While Esteves centered her attention on Cortez, Askia Toure weighed in with his homage to Baraka, tracing their time together back to Umbra magazine and the nascent hours of the Black Arts Movement. Toure’s cadence was perfectly pitched for such words as “prime minister of hip,” and “pain into pageantry,” all of which were clearly in honor of his fallen comrade.

The “sonic apocalypse” of Toure’s tour de force was just the carpet Marvin X needed for his fond and sometimes hilarious reflections of nights and days with Baraka. “I knew Amiri for more than 40 years,” he said, “but I only met Jayne once.” He regaled the audience with the exchanges between him and Baraka, and the laughter they shared was vividly recalled.

Ted Wilson took the stage and paused below an image of Cortez and Baraka projected on a screen.

“In the middle, in the middle, I, we, you exist because of them,” he said, pointing to the enlarged image. He read a poignant letter from Jimmy Garrett, who remembered how Cortez recruited him into the Civil Rights Movement, but never mentioned her poetic prowess. Then Wilson turned the beat around insisting that we “let the music play,” which Marvin X had anticipated with bassist Henry Grimes accompanying him.

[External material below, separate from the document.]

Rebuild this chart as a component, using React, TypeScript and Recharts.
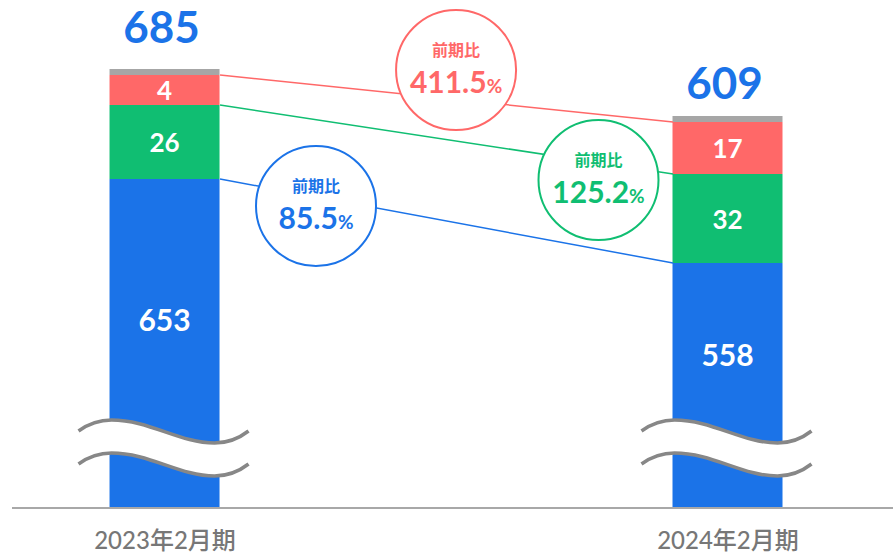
import { Bar, BarChart, LabelList, ReferenceDot, ReferenceLine, XAxis, YAxis } from "recharts";

const FONT = "Lato, 'Noto Sans CJK JP', sans-serif";
const BLUE = "#1b73e8";
const GREEN = "#10be72";
const RED = "#ff6868";
const GRAY = "#a6a6a6";

const categories = ["2023年2月期", "2024年2月期"];

// actual values (labels)
const blueValues = [653, 558];
const greenValues = [26, 32];
const redValues = [4, 17];
const otherValues = [2, 2];

// drawn heights: the source chart is not to scale and breaks the blue bar
const blueDrawn = [329, 245];
const greenDrawn = [74, 89];
const redDrawn = [30, 52];
const otherDrawn = [6, 6];

const blueYoy = "85.5";
const greenYoy = "125.2";
const redYoy = "411.5";

const BREAK_AT = 88; // where the wave cut sits, in drawn units from the base
const HALF_BAR = 0.0977; // half a bar in x-units
const totalGaps = [26, 17];

const data = categories.map((name, i) => ({
  x: i,
  name,
  blue: blueDrawn[i],
  green: greenDrawn[i],
  red: redDrawn[i],
  other: otherDrawn[i],
  blueValue: blueValues[i],
  greenValue: greenValues[i],
  redValue: redValues[i],
  total: blueValues[i] + greenValues[i] + redValues[i] + otherValues[i],
}));

type Pt = [number, number];

function wavePaths(left: number, right: number, top: number) {
  const start: Pt = [left - 31, top + 11];
  const segs: Pt[][] = [
    [[left - 20, top + 3], [left - 10, top], [left + 2, top]],
    [[left + 40, top], [left + 70, top + 23], [right - 5, top + 23]],
    [[right + 10, top + 23], [right + 20, top + 18], [right + 29, top + 11]],
  ];
  const fwd = (dy: number) =>
    `M${start[0]},${start[1] + dy} ` +
    segs.map((s) => "C" + s.map((p) => `${p[0]},${p[1] + dy}`).join(" ")).join(" ");
  const back = (dy: number) => {
    let d = "";
    for (let k = segs.length - 1; k >= 0; k--) {
      const prev = k === 0 ? start : segs[k - 1][2];
      const s = segs[k];
      d += ` C${s[1][0]},${s[1][1] + dy} ${s[0][0]},${s[0][1] + dy} ${prev[0]},${prev[1] + dy}`;
    }
    return d;
  };
  const gap = 33;
  const end = segs[2][2];
  const band = `${fwd(0)} L${end[0]},${end[1] + gap}${back(gap)} Z`;
  return { upper: fwd(0), lower: fwd(gap), band };
}

function BlueShape(props: any) {
  const { x, y, width, height, index } = props;
  const unit = height / blueDrawn[index];
  const bottom = y + height;
  const breakTop = bottom - BREAK_AT * unit;
  const w = wavePaths(x, x + width, breakTop);
  const labelY = y + 0.58 * (breakTop - y);
  return (
    <g>
      <rect x={x} y={y} width={width} height={height} fill={BLUE} />
      <path d={w.band} fill="#fff" />
      <path d={w.upper} fill="none" stroke="#878787" strokeWidth={3.5} />
      <path d={w.lower} fill="none" stroke="#878787" strokeWidth={3.5} />
      <text
        x={x + width / 2}
        y={labelY}
        textAnchor="middle"
        dominantBaseline="central"
        fill="#fff"
        fontSize={30}
        fontWeight={700}
        fontFamily={FONT}
      >
        {blueValues[index]}
      </text>
    </g>
  );
}

function SegLabel(props: any) {
  const { x, y, width, height, value } = props;
  return (
    <text
      x={x + width / 2}
      y={y + height / 2}
      textAnchor="middle"
      dominantBaseline="central"
      fill="#fff"
      fontSize={26}
      fontWeight={700}
      fontFamily={FONT}
    >
      {value}
    </text>
  );
}

function TotalLabel(props: any) {
  const { x, y, width, value, index } = props;
  return (
    <text
      x={x + width / 2 - 3}
      y={y - totalGaps[index]}
      textAnchor="middle"
      fill={BLUE}
      fontSize={44}
      fontWeight={700}
      fontFamily={FONT}
    >
      {value}
    </text>
  );
}

function bubble(color: string, pct: string) {
  return (props: any) => {
    const { cx, cy } = props;
    return (
      <g>
        <circle cx={cx} cy={cy} r={60} fill="#fff" stroke={color} strokeWidth={2} />
        <text
          x={cx}
          y={cy - 21}
          textAnchor="middle"
          dominantBaseline="central"
          fill={color}
          fontSize={16}
          fontWeight={700}
          fontFamily={FONT}
        >
          前期比
        </text>
        <text
          x={cx}
          y={cy + 23}
          textAnchor="middle"
          fill={color}
          fontSize={30}
          fontWeight={700}
          fontFamily={FONT}
        >
          {pct}
          <tspan fontSize={19}>%</tspan>
        </text>
      </g>
    );
  };
}

const cum = (i: number, n: number) =>
  [blueDrawn, greenDrawn, redDrawn].slice(0, n).reduce((s, arr) => s + arr[i], 0);

export default function App() {
  return (
    <div style={{ position: "absolute", left: 0, top: 0, background: "#fff" }}>
      <BarChart
        width={893}
        height={553}
        data={data}
        margin={{ top: 8, right: 0, bottom: 0, left: 12 }}
      >
        <XAxis
          dataKey="x"
          type="number"
          domain={[-0.2718, 1.2931]}
          allowDataOverflow
          ticks={[0, 1]}
          tickFormatter={(v: number) => categories[v]}
          height={45}
          tickLine={false}
          tickSize={0}
          tickMargin={24}
          stroke="#a8a8a8"
          strokeWidth={2}
          tick={{ fill: "#777", fontSize: 24, fontWeight: 500, fontFamily: FONT }}
        />
        <YAxis hide domain={[0, 500]} allowDataOverflow />
        <Bar dataKey="blue" stackId="a" barSize={110} shape={BlueShape} isAnimationActive={false} />
        <Bar dataKey="green" stackId="a" barSize={110} fill={GREEN} isAnimationActive={false}>
          <LabelList dataKey="greenValue" content={SegLabel} />
        </Bar>
        <Bar dataKey="red" stackId="a" barSize={110} fill={RED} isAnimationActive={false}>
          <LabelList dataKey="redValue" content={SegLabel} />
        </Bar>
        <Bar dataKey="other" stackId="a" barSize={110} fill={GRAY} isAnimationActive={false}>
          <LabelList dataKey="total" content={TotalLabel} />
        </Bar>
        <ReferenceLine
          segment={[{ x: HALF_BAR, y: cum(0, 3) }, { x: 1 - HALF_BAR, y: cum(1, 3) }]}
          stroke={RED}
          strokeWidth={1.5}
        />
        <ReferenceLine
          segment={[{ x: HALF_BAR, y: cum(0, 2) }, { x: 1 - HALF_BAR, y: cum(1, 2) }]}
          stroke={GREEN}
          strokeWidth={1.5}
        />
        <ReferenceLine
          segment={[{ x: HALF_BAR, y: cum(0, 1) }, { x: 1 - HALF_BAR, y: cum(1, 1) }]}
          stroke={BLUE}
          strokeWidth={1.5}
        />
        <ReferenceDot x={0.517} y={438} shape={bubble(RED, redYoy)} />
        <ReferenceDot x={0.77} y={328} shape={bubble(GREEN, greenYoy)} />
        <ReferenceDot x={0.2682} y={302} shape={bubble(BLUE, blueYoy)} />
      </BarChart>
    </div>
  );
}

Ras Baraka, Amiri’s son, was invited to share a few words. He read with all the fiery conviction of Cortez and his father, delivering so much passion that his final stanzas came with the same admonition he said about the poets’ words: “all you can do is just sit back and dig it.”

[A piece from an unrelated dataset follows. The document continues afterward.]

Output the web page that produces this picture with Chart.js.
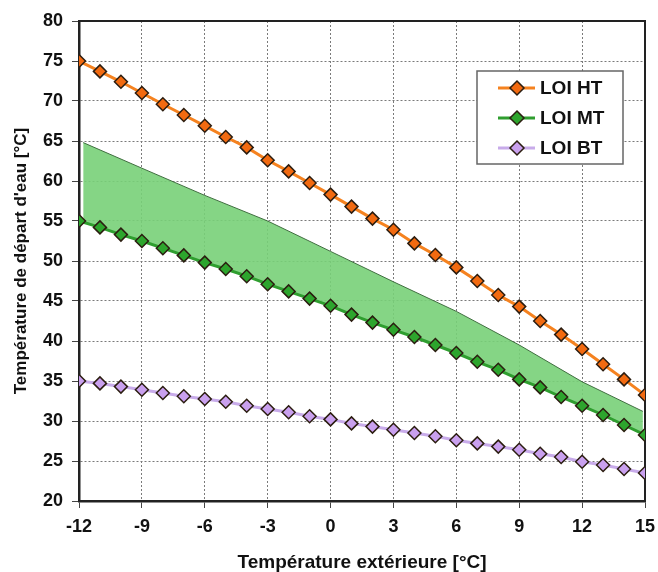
<!DOCTYPE html>
<html>
<head>
<meta charset="utf-8">
<script src="https://cdn.jsdelivr.net/npm/chart.js@4"></script>
<style>
  html, body { margin: 0; padding: 0; background: #fff; }
  #wrap { width: 658px; height: 572px; }
</style>
</head>
<body>
<div id="wrap"><canvas id="myChart" width="658" height="572"></canvas></div>
<script>
// températures extérieures (°C)
const temps = [-12, -11, -10, -9, -8, -7, -6, -5, -4, -3, -2, -1, 0, 1, 2, 3, 4, 5, 6, 7, 8, 9, 10, 11, 12, 13, 14, 15];
const loiHT = [75.0, 73.7, 72.4, 71.0, 69.6, 68.25, 66.9, 65.5, 64.2, 62.6, 61.2, 59.75, 58.3, 56.8, 55.3, 53.9, 52.2, 50.75, 49.2, 47.5, 45.75, 44.3, 42.5, 40.8, 39.0, 37.1, 35.2, 33.25];
const loiMT = [55.0, 54.2, 53.3, 52.5, 51.6, 50.7, 49.8, 49.0, 48.1, 47.1, 46.2, 45.3, 44.4, 43.3, 42.3, 41.4, 40.5, 39.5, 38.5, 37.4, 36.4, 35.2, 34.2, 33.0, 31.9, 30.75, 29.5, 28.25];
const loiBT = [35.0, 34.7, 34.3, 33.9, 33.5, 33.1, 32.75, 32.4, 31.9, 31.5, 31.1, 30.6, 30.2, 29.7, 29.3, 28.9, 28.5, 28.1, 27.6, 27.2, 26.8, 26.4, 25.9, 25.5, 24.9, 24.5, 24.0, 23.5];
// limite haute de la zone verte
const bandX = [-11.8, -9, -6, -3, 0, 3, 6, 9, 12, 14.9];
const bandTop = [64.8, 61.6, 58.2, 55.0, 51.2, 47.4, 43.7, 39.5, 34.9, 31.2];
const xTicks = [-12, -9, -6, -3, 0, 3, 6, 9, 12, 15];
const yTicks = [20, 25, 30, 35, 40, 45, 50, 55, 60, 65, 70, 75, 80];

const toXY = (xs, ys) => xs.map((x, i) => ({ x: x, y: ys[i] }));

function serie(label, values, line, fill) {
    return {
        label: label,
        data: toXY(temps, values),
        borderColor: line,
        borderWidth: 3,
        backgroundColor: fill,
        pointStyle: 'rectRot',
        pointRadius: 6.5,
        pointBorderWidth: 1.5,
        pointBorderColor: '#2b1d10',
        pointBackgroundColor: fill,
        fill: false,
        tension: 0
    };
}

// cadre haut/droite
const frame = {
    id: 'frame',
    beforeDatasetsDraw(chart) {
        const { ctx, chartArea: a } = chart;
        ctx.save();
        ctx.strokeStyle = '#222';
        ctx.lineWidth = 2;
        ctx.beginPath();
        ctx.moveTo(a.left, a.top);
        ctx.lineTo(a.right, a.top);
        ctx.lineTo(a.right, a.bottom);
        ctx.stroke();
        ctx.restore();
    }
};

// légende encadrée
const boxLegend = {
    id: 'boxLegend',
    afterDraw(chart) {
        const { ctx, chartArea: a } = chart;
        const x0 = a.right - 168, y0 = a.top + 50, w = 146, h = 93;
        ctx.save();
        ctx.fillStyle = '#fff';
        ctx.fillRect(x0, y0, w, h);
        ctx.strokeStyle = '#666';
        ctx.lineWidth = 1.5;
        ctx.strokeRect(x0, y0, w, h);
        const items = chart.data.datasets.slice(0, 3);
        items.forEach((ds, i) => {
            const cy = y0 + 17 + i * 30;
            ctx.strokeStyle = ds.borderColor;
            ctx.lineWidth = 3;
            ctx.beginPath();
            ctx.moveTo(x0 + 21, cy);
            ctx.lineTo(x0 + 58, cy);
            ctx.stroke();
            ctx.beginPath();
            ctx.moveTo(x0 + 40, cy - 7);
            ctx.lineTo(x0 + 47, cy);
            ctx.lineTo(x0 + 40, cy + 7);
            ctx.lineTo(x0 + 33, cy);
            ctx.closePath();
            ctx.fillStyle = ds.pointBackgroundColor;
            ctx.fill();
            ctx.strokeStyle = '#2b1d10';
            ctx.lineWidth = 1.5;
            ctx.stroke();
            ctx.fillStyle = '#111';
            ctx.font = 'bold 19px "Liberation Sans", Arial, sans-serif';
            ctx.textBaseline = 'middle';
            ctx.fillText(ds.label, x0 + 63, cy + 1);
        });
        ctx.restore();
    }
};

const fontTicks = { family: '"Liberation Sans", Arial, sans-serif', size: 18, weight: 'bold' };
const fontTitleX = { family: '"Liberation Sans", Arial, sans-serif', size: 19, weight: 'bold', lineHeight: 1 };
const fontTitleY = { family: '"Liberation Sans", Arial, sans-serif', size: 17, weight: 'bold' };

const ctx = document.getElementById('myChart');
new Chart(ctx, {
    type: 'line',
    data: {
        datasets: [
            serie('LOI HT', loiHT, '#f5821f', '#f26a10'),
            serie('LOI MT', loiMT, '#2f9e2f', '#2da52d'),
            serie('LOI BT', loiBT, '#c8abea', '#c9a0ee'),
            {
                label: 'zone',
                data: toXY(bandX, bandTop),
                borderColor: '#3f6e3f',
                borderWidth: 1,
                pointRadius: 0,
                backgroundColor: 'rgba(120, 208, 120, 0.9)',
                fill: { target: 1 },
                tension: 0
            }
        ]
    },
    options: {
        responsive: false,
        animation: false,
        layout: { padding: { left: 0, top: 21, right: 13, bottom: 0 } },
        plugins: {
            legend: { display: false },
            tooltip: { enabled: false }
        },
        scales: {
            x: {
                type: 'linear',
                min: -12,
                max: 15,
                afterBuildTicks: (s) => { s.ticks = xTicks.map(v => ({ value: v })); },
                afterFit: (s) => { s.height = 71; s.paddingLeft = 0; s.paddingRight = 0; },
                ticks: { color: '#111', font: fontTicks, padding: 8, maxRotation: 0 },
                grid: { color: '#7a7a7a', lineWidth: 1, tickLength: 7, tickColor: '#444', tickBorderDash: [] },
                border: { display: true, color: '#222', width: 2.5, dash: [2, 2] },
                title: { display: true, text: 'Température extérieure [°C]', color: '#111', font: fontTitleX, padding: { top: 0, bottom: 0 } }
            },
            y: {
                min: 20,
                max: 80,
                afterBuildTicks: (s) => { s.ticks = yTicks.map(v => ({ value: v })); },
                afterFit: (s) => { s.width = 79; },
                ticks: { color: '#111', font: fontTicks, padding: 9 },
                grid: { color: '#7a7a7a', lineWidth: 1, tickLength: 7, tickColor: '#444', tickBorderDash: [] },
                border: { display: true, color: '#222', width: 2.5, dash: [2, 2] },
                title: { display: true, text: "Température de départ d'eau [°C]", color: '#111', font: fontTitleY, padding: { top: 11, bottom: 0 } }
            }
        }
    },
    plugins: [frame, boxLegend]
});
</script>
</body>
</html>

Conjuring his New Orleans roots, Arthur Pfister was as entertaining as he was insightful, recreating a “second line” funeral dirge with a trumpeter performing “A Closer Walk with Thee,” and then a rambling “Down by the Riverside.” His explosion of metaphors about the differing kinds of poets and poetry was engaging and his fans will be glad to know that his new book, My Name is New Orleans, contains more of the same.

After singling out a few dignitaries, including his daughter Mariama, Haki Madhubuti reminisced about Cortez and Baraka, both of whom he has celebrated in his books of poetry. But he registered most rewardingly with his call and response with the audience, who answered each of his invocations with “Art.”

Quincy Troupe stitched together an encomium to the poets with the intention to “build bridges of new tongues,” which he did with the usual cascade of “sound wrapped around syllables…nouns.” His reference to “sheets of sound” defines his musical approach, his verbal equivalence of notes from “the bell of a horn.”

What began as a sermonette from Felipe Luciano gradually tamped down to calmer statements about each of the poets called to bear witness, citing Madhubuti’s 1960s command that we build institutions, “and he did it,” Luciano said. Of Cortez and Baraka, he said that it was impossible to be in their presence and not feel “spirit and revolution.”

Both spirit and revolution emerged from the lips of Linton Kwesi Johnson during his rhythmic salute to Cortez and Baraka. His lilting voice was at once captivating and gave his lyrics added profundity as he recited.

“I am wondering if the agony of years could be traced to the seed of an hour,” he intoned, “if the roots that spread out in the swamp ran too deep for the issuing flower.”